Link Posted: 1/21/2013 2:34:25 PM EDT
[#1]
Buy this book and read it before making any decisions.  It is extermely important you understand all the available options before choosing one.

http://www.amazon.com/Bogleheads-Guide-Investing-Taylor-Larimore/dp/0470067365/ref=sr_1_1?ie=UTF8&qid=1358811011&sr=8-1&keywords=bogleheads+guide+to+investing
Link Posted: 1/21/2013 3:43:17 PM EDT
[#2]
Quoted:
Ok.
So my wife and I are "career changers" (went from a career with shit pay and no bennies to education).  We're currently in our 9th year teaching and 41 and 40 years old.  Our second kid is going to be out of full time daycare ($$$) next year, so we're going to start saving more aggressively.  We curently have a Roth.  We're thinking about starting up another Roth in her name and each of us starting up a 403b.  Would it be better to have one joint 403 or two separate ones?  Should we keep all our investments within the Roth/403b or would be be better to venture into a "regular" stock portfolio?

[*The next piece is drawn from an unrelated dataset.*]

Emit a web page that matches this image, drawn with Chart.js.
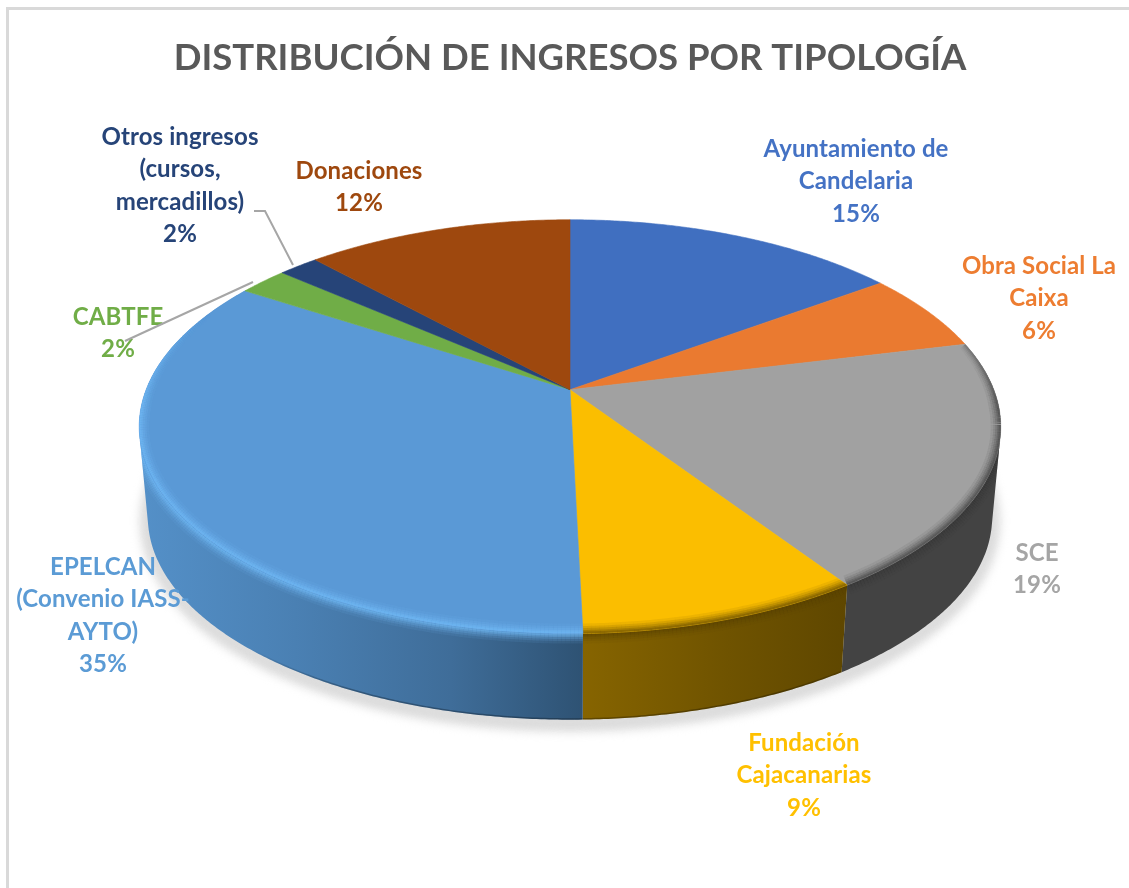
<!DOCTYPE html>
<html lang="es"><head><meta charset="utf-8"><title>Distribución de ingresos por tipología</title>
<script src="https://cdn.jsdelivr.net/npm/chart.js@4"></script>
<style>
html,body{margin:0;padding:0;background:#fff;overflow:hidden}
#frame{position:absolute;left:6px;top:7px;width:1200px;height:1000px;border:3px solid #d9d9d9;box-sizing:border-box}
#wrap{position:absolute;left:0;top:0;width:1129px;height:888px}
</style></head><body>
<div id="frame"></div>
<div id="wrap"><canvas id="c" width="1129" height="888"></canvas></div>
<script>
const chartTitle = "DISTRIBUCIÓN DE INGRESOS POR TIPOLOGÍA";
const categories = ["Ayuntamiento de Candelaria","Obra Social La Caixa","SCE","Fundación Cajacanarias","EPELCAN (Convenio IASS-AYTO)","CABTFE","Otros ingresos (cursos, mercadillos)","Donaciones"];
const values = [15, 6.2, 19.4, 9.0, 34.5, 2.2, 1.8, 11.9];
const percentLabels = ["15%","6%","19%","9%","35%","2%","2%","12%"];
const labelLines = [["Ayuntamiento de","Candelaria"],["Obra Social La","Caixa"],["SCE"],["Fundación","Cajacanarias"],["EPELCAN","(Convenio IASS-","AYTO)"],["CABTFE"],["Otros ingresos","(cursos,","mercadillos)"],["Donaciones"]];
const colors = ["#406fc0","#ea7a30","#a1a1a1","#fbbe00","#5a99d6","#70ad47","#264478","#9e480e"];
const labelColors = ["#4472c4","#ed7d31","#a5a5a5","#ffc000","#5b9bd5","#70ad47","#264478","#9e480e"];

// placement of the label blocks (centre x, centre y of first line)
const labelAnchors = [[856,149],[1039,266],[1037,553],[804,743],[103,567],[118,317],[180,137],[359,171]];
const lineStep = 32.5;
const leaders = [[[254,211],[265,211],[293,265]],[[253,282],[125,341]]];

// perspective of the 3-D disc
const persp = 0.1787, aspect = 2.116, depth = 91, baseScale = 0.98;
const wallStops = [
  null,null,
  [[0,"#434343"],[1,"#434343"]],
  [[0,"#866400"],[0.55,"#6f5300"],[1,"#5f4700"]],
  [[0,"#5490c8"],[0.35,"#4a80b3"],[0.7,"#3f6d99"],[1,"#2e5273"]],
  null,null,null];
const wallSpan = [null,null,[840,1005],[584,846],[140,584],null,null,null];
const bevel = [null,null,["#3a3a3a",.85],["#5a4300",.85],["#74bcf8",1],null,null,null];

function project(arc, a, base){
  const x = Math.cos(a), y = -Math.sin(a), w = 1 + persp*y, S = arc.outerRadius;
  const f = base ? baseScale : 1;
  return [arc.x + f*aspect*S*x/w, arc.y + (base?depth:0) - f*S*y/w];
}
function samples(arc){
  const n = Math.max(4, Math.ceil((arc.endAngle-arc.startAngle)*120)), out=[];
  for(let i=0;i<=n;i++) out.push(arc.startAngle+(arc.endAngle-arc.startAngle)*i/n);
  return out;
}
function sectorPath(ctx, arc){
  ctx.beginPath(); ctx.moveTo(arc.x, arc.y);
  for(const a of samples(arc)){ const p=project(arc,a,false); ctx.lineTo(p[0],p[1]); }
  ctx.closePath();
}
function wallPath(ctx, arc){
  const s=samples(arc); ctx.beginPath();
  for(let i=0;i<s.length-1;i++){
    let q=[project(arc,s[i],false),project(arc,s[i+1],false),project(arc,s[i+1],true),project(arc,s[i],true)];
    let area=0; q.forEach((p,j)=>{const r=q[(j+1)%4]; area+=p[0]*r[1]-r[0]*p[1];});
    if(area<0) q=q.reverse();
    q.forEach((p,j)=>j?ctx.lineTo(p[0],p[1]):ctx.moveTo(p[0],p[1]));
    ctx.closePath();
  }
}
function bevelStrokes(ctx, arc, color, strength){
  ctx.strokeStyle=color; ctx.lineCap="butt";
  const s=samples(arc);
  for(let i=0;i<s.length-1;i++){
    const mid=(s[i]+s[i+1])/2, yb=-Math.sin(mid);
    const t=Math.max(0,Math.min(1,(0.42-yb)/0.5));
    if(t<=0) continue;
    const p=project(arc,s[i],false), q=project(arc,s[i+1],false);
    for(const [lw,al] of [[20,.10],[15,.16],[11,.22],[7,.30],[4,.35]]){
      ctx.lineWidth=lw*(0.45+0.55*t); ctx.globalAlpha=al*t*strength;
      ctx.beginPath(); ctx.moveTo(p[0],p[1]); ctx.lineTo(q[0],q[1]); ctx.stroke();
    }
  }
  ctx.globalAlpha=1;
}

const disc3d = {
  id:"disc3d",
  beforeDatasetsDraw(chart){
    const ctx=chart.ctx, arcs=chart.getDatasetMeta(0).data;
    const ref={x:arcs[0].x,y:arcs[0].y,outerRadius:arcs[0].outerRadius,startAngle:-Math.PI/2,endAngle:1.5*Math.PI};
    // ground shadow
    ctx.save();
    ctx.filter="blur(5px)"; ctx.translate(0,4);
    ctx.fillStyle="#dcdcdc"; ctx.strokeStyle="#dcdcdc"; ctx.lineWidth=16; ctx.lineJoin="round"; ctx.beginPath();
    samples(ref).forEach((a,i)=>{const p=project(ref,a,true); i?ctx.lineTo(p[0],p[1]):ctx.moveTo(p[0],p[1]);});
    ctx.closePath(); ctx.stroke(); ctx.fill(); ctx.restore();
    // walls
    arcs.forEach((arc,i)=>{
      if(!wallStops[i]) return;
      const g=ctx.createLinearGradient(wallSpan[i][0],0,wallSpan[i][1],0);
      wallStops[i].forEach(s=>g.addColorStop(s[0],s[1]));
      ctx.save(); wallPath(ctx,arc); ctx.fillStyle=g; ctx.fill();
      ctx.clip(); ctx.strokeStyle="rgba(0,0,0,.28)"; ctx.lineWidth=3;
      const s=samples(arc);
      for(let j=0;j<s.length-1;j++){
        const x=Math.cos(s[j]), y=-Math.sin(s[j]);
        if(y>-0.75 || i===2) continue;
        const p=project(arc,s[j],true), q=project(arc,s[j+1],true);
        ctx.globalAlpha=Math.min(1,(-0.75-y)/0.15);
        ctx.beginPath(); ctx.moveTo(p[0],p[1]); ctx.lineTo(q[0],q[1]); ctx.stroke();
      }
      ctx.restore();
    });
    // bevel spill on the walls
    arcs.forEach((arc,i)=>{ if(!bevel[i]) return;
      ctx.save(); wallPath(ctx,arc); ctx.clip(); bevelStrokes(ctx,arc,bevel[i][0],bevel[i][1]); ctx.restore(); });
    // top faces
    arcs.forEach((arc,i)=>{
      const col=arc.options.backgroundColor;
      sectorPath(ctx,arc); ctx.fillStyle=col; ctx.fill();
      ctx.strokeStyle=col; ctx.lineWidth=.6; ctx.stroke();
      if(bevel[i]){ ctx.save(); sectorPath(ctx,arc); ctx.clip(); bevelStrokes(ctx,arc,bevel[i][0],bevel[i][1]); ctx.restore(); }
    });
    return false;
  }
};
const sliceLabels = {
  id:"sliceLabels",
  afterDraw(chart){
    const ctx=chart.ctx;
    ctx.save();
    ctx.font="700 24px Lato"; ctx.letterSpacing="0.1px"; ctx.textAlign="center"; ctx.textBaseline="middle";
    categories.forEach((c,i)=>{
      const lines=labelLines[i].concat(percentLabels[i]);
      ctx.fillStyle=labelColors[i];
      lines.forEach((t,j)=>ctx.fillText(t,labelAnchors[i][0],labelAnchors[i][1]+j*lineStep));
    });
    ctx.strokeStyle="#a6a6a6"; ctx.lineWidth=2;
    leaders.forEach(l=>{ctx.beginPath(); l.forEach((p,i)=>i?ctx.lineTo(p[0],p[1]):ctx.moveTo(p[0],p[1])); ctx.stroke();});
    ctx.restore();
  }
};
new Chart(document.getElementById("c"),{
  type:"pie",
  data:{labels:categories,datasets:[{data:values,backgroundColor:colors,borderWidth:0}]},
  plugins:[disc3d,sliceLabels],
  options:{
    responsive:false,animation:false,events:[],
    layout:{padding:{left:120,right:109,top:0,bottom:298}},
    plugins:{
      legend:{display:false},tooltip:{enabled:false},
      title:{display:true,text:chartTitle,color:"#595959",fullSize:false,
        font:{family:"Lato",size:36.5,weight:"700"},padding:{top:36,bottom:109.6}}
    }
  }
});
</script></body></html>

I've got some thoughts on your last question.

For most people, it makes the most sense from a taxation perspective to keep all your investments in a tax advantaged account like a Roth or 403B.  I can give you two scenarios though in which it would make sense to venture beyond a regular stock fund.

1)  If your annual savings goals exceed the limits of a Roth ($5,500) and 403B ($17,500).  If you are late to the game and need to exceed a normal retirement savings rate of 15%-20% to catch up, then this might apply to you.

2)  If you have medium term investment goals in addition to your long term retirement goals.  Most tax advantage accounts have a limit in terms of how early you can withdraw money without a penalty.  For a Roth IRA it's 59.5 years of age.  If you have investment goals that fall prior to that window either due to early retirement or simply wanting to have some unencumbered liquid assets available to you then it may make sense.  

I'm 30 and have a Roth IRA, 401k, and a non-retirement investment account for a combination of the reasons above.